2020 Camel Valley Bacchus Dry
This is a delicious dry wine packed with tangy notes such as grapefruit and elderflower. We love its grass-green hue – the perfect nod to its wonderful freshness. Made in Cornwall on a vineyard founded by husband-and-wife duo Bob and Annie in 1989, it’s an award-winning wine which will appeal to anyone fond of Sancerre, the white wine produced in the eastern section of the Loire Valley. It’s also refreshingly easy to get hold of – you can order it direct from the vineyard or pick up a bottle in independent wine merchants across the UK, and it's also available in Waitrose and Fortnum & Mason.
Chapel Down Bacchus 2018
We put this wine, made with Bacchus grapes, to the ultimate test: we shared it with some French wine lovers. Their opinion? They loved the fruity aroma and light (but by no means overpowering) fruitiness, the floral-themed hit of elderflower and the clean finish. Our verdict? It’s a deliciously crisp, easy-drinking wine and a great alternative to new world Sauvignon Blancs. Our one grape-related gripe? We’d have loved to see a bit more information on the label, including information relating to serving suggestions (we drank it with salmon, which it went especially well with).

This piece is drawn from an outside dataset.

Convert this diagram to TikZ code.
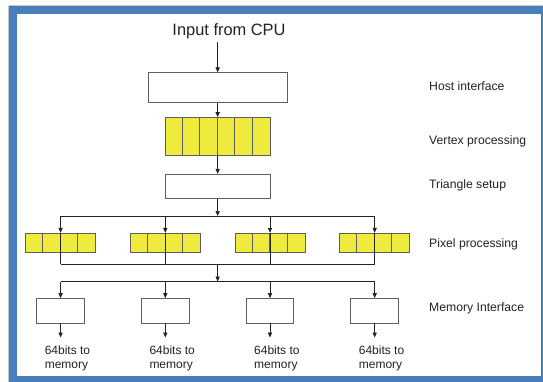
\documentclass[tikz,border=0pt]{standalone}
\usepackage{fontspec}
\setmainfont{Liberation Sans}
\usetikzlibrary{arrows.meta,calc}
\definecolor{frameblue}{RGB}{74,126,187}
\definecolor{celly}{RGB}{238,234,62}
\definecolor{ink}{RGB}{35,35,35}
\definecolor{edgegray}{RGB}{95,95,95}
\begin{document}
\begin{tikzpicture}[x=1pt,y=-1pt,
  plainbox/.style={draw=edgegray, line width=0.8pt, fill=white, inner sep=0pt},
  cellbox/.style={draw=edgegray, line width=0.8pt, fill=celly, inner sep=0pt},
  divider/.style={draw=edgegray, line width=0.8pt},
  conn/.style={draw=ink, line width=0.7pt},
  arr/.style={conn, -{Triangle[length=5pt,width=4.2pt]}},
  lbl/.style={font=\fontsize{12.2}{14}\selectfont, text=ink, anchor=base west, inner sep=0pt},
  memlbl/.style={font=\fontsize{12}{13.5}\selectfont, text=ink, anchor=north west, align=left, inner sep=0pt}
]
\useasboundingbox (0,0) rectangle (543,381);
\clip (0,0) rectangle (543,381);
\fill[white] (0,0) rectangle (543,381);
\draw[frameblue, line width=8pt] (12.6,9.6) rectangle (545,380);
\draw[gray!45, line width=0.6pt] (8.6,5.6) -- (545,5.6);
\draw[gray!45, line width=0.6pt] (8.6,5.6) -- (8.6,385);

% title
\node[font=\fontsize{16.4}{19}\selectfont, text=ink, anchor=base, inner sep=0pt] (inp) at (229,35) {Input from CPU};
\coordinate (instart) at (217.65,42);

% main boxes
\node[plainbox, minimum width=139pt, minimum height=30pt] (host) at (217.65,87.75) {};
\node[cellbox, minimum width=105pt, minimum height=38pt] (vtx) at (217.65,136.5) {};
\foreach \k in {1,...,5}
  \draw[divider] ($(vtx.north west)+(\k*17.5,0)$) -- ($(vtx.south west)+(\k*17.5,0)$);
\node[plainbox, minimum width=105pt, minimum height=24pt] (tri) at (217.65,186.25) {};

% columns
\foreach \i/\cx in {1/60.6,2/165.3,3/270.0,4/374.7}{
  \node[cellbox, minimum width=70pt, minimum height=19pt] (px\i) at (\cx,242.7) {};
  \foreach \k in {1,2,3}
    \draw[divider] ($(px\i.north west)+(\k*17.5,0)$) -- ($(px\i.south west)+(\k*17.5,0)$);
  \node[plainbox, minimum width=47.7pt, minimum height=24.5pt] (mem\i) at (\cx,310.75) {};
  \coordinate (out\i) at (\cx,337.5);
  \node[memlbl] (txt\i) at (\cx-16,345.8) {64bits to\\memory};
}

% branch coordinates
\coordinate (b1) at (217.65,216);
\coordinate (m1) at (217.65,264.2);
\coordinate (b2) at (217.65,281.5);

% connectors
\draw[arr] (instart) -- (host.north);
\draw[arr] (host.south) -- (vtx.north);
\draw[arr] (vtx.south) -- (tri.north);
\draw[arr] (tri.south) -- (b1);
\draw[conn] (px1.north |- b1) -- (px4.north |- b1);
\draw[conn] (px1.south |- m1) -- (px4.south |- m1);
\draw[arr] (m1) -- (b2);
\draw[conn] (mem1.north |- b2) -- (mem4.north |- b2);
\foreach \i in {1,2,3,4}{
  \draw[arr] (px\i.north |- b1) -- (px\i.north);
  \draw[conn] (px\i.north) -- (px\i.south);
  \draw[conn] (px\i.south) -- (px\i.south |- m1);
  \draw[arr] (mem\i.north |- b2) -- (mem\i.north);
  \draw[arr] (mem\i.south) -- (out\i);
}

% stage labels
\node[lbl] (lhost) at (429,90) {Host interface};
\node[lbl] (lvtx) at (429,144) {Vertex processing};
\node[lbl] (ltri) at (429,188) {Triangle setup};
\node[lbl] (lpx) at (429,247) {Pixel processing};
\node[lbl] (lmem) at (429,311) {Memory Interface};
\end{tikzpicture}
\end{document}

Louis Pommery England Brut
This Hampshire-born bottle of fizz is rather special – it’s a labour of love from the first Champagne house (Vranken-Pommery) to produce an English wine. Vranken-Pommery set up shop in Hampshire in 2014, and since the first bottle rolled off the product line, this delicious sparkling wine has scooped up plenty of awards, and it’s not hard to see why. The Champagne house’s winemaker, Clément Pierlot, used the same techniques he uses in France to create a deliciously crisp wine with a wonderfully wide range of notes – you’ll taste lemon, apples, freshly-baked bread and honeycomb, along with a hit of fragrant peach. For us, it was the apple notes which won us over, but trust us – there’s nothing in this wine not to like.
Denbies Sparkling Bacchus 2019
This sparkler is produced in the Surrey Hills by Denbies, regarded as one of England’s finest vineyards. We were intrigued by the mention of rose petals in the tasting notes, but this sparkling wine certainly has a floral freshness we’ve not come across before, backed up by red fruits and citrus. The initial fruity acidity turns into creamy finish which balances out the crispness brilliantly. It’s an incredibly versatile wine, and one we suggest drinking with charcuterie or fruit-based desserts.
Aldi’s wines have won so many awards that it’s almost a cliché to name one as our favourite, but their flavour-filled English Sparkling White Wine is truly deserving of the top spot – not just for the fantastic value but for its wonderful combination of crisp, summer-friendly notes. Meanwhile, we’ll take Henners’ Foxearle English Sparkling Brut, with its subtle citrus accords, over a bottle of Champagne any day of the week, and Laurel Vines’ Madeleine Angevine offers a glass of peachy perfection which proves Yorkshire wines shouldn’t be underestimated.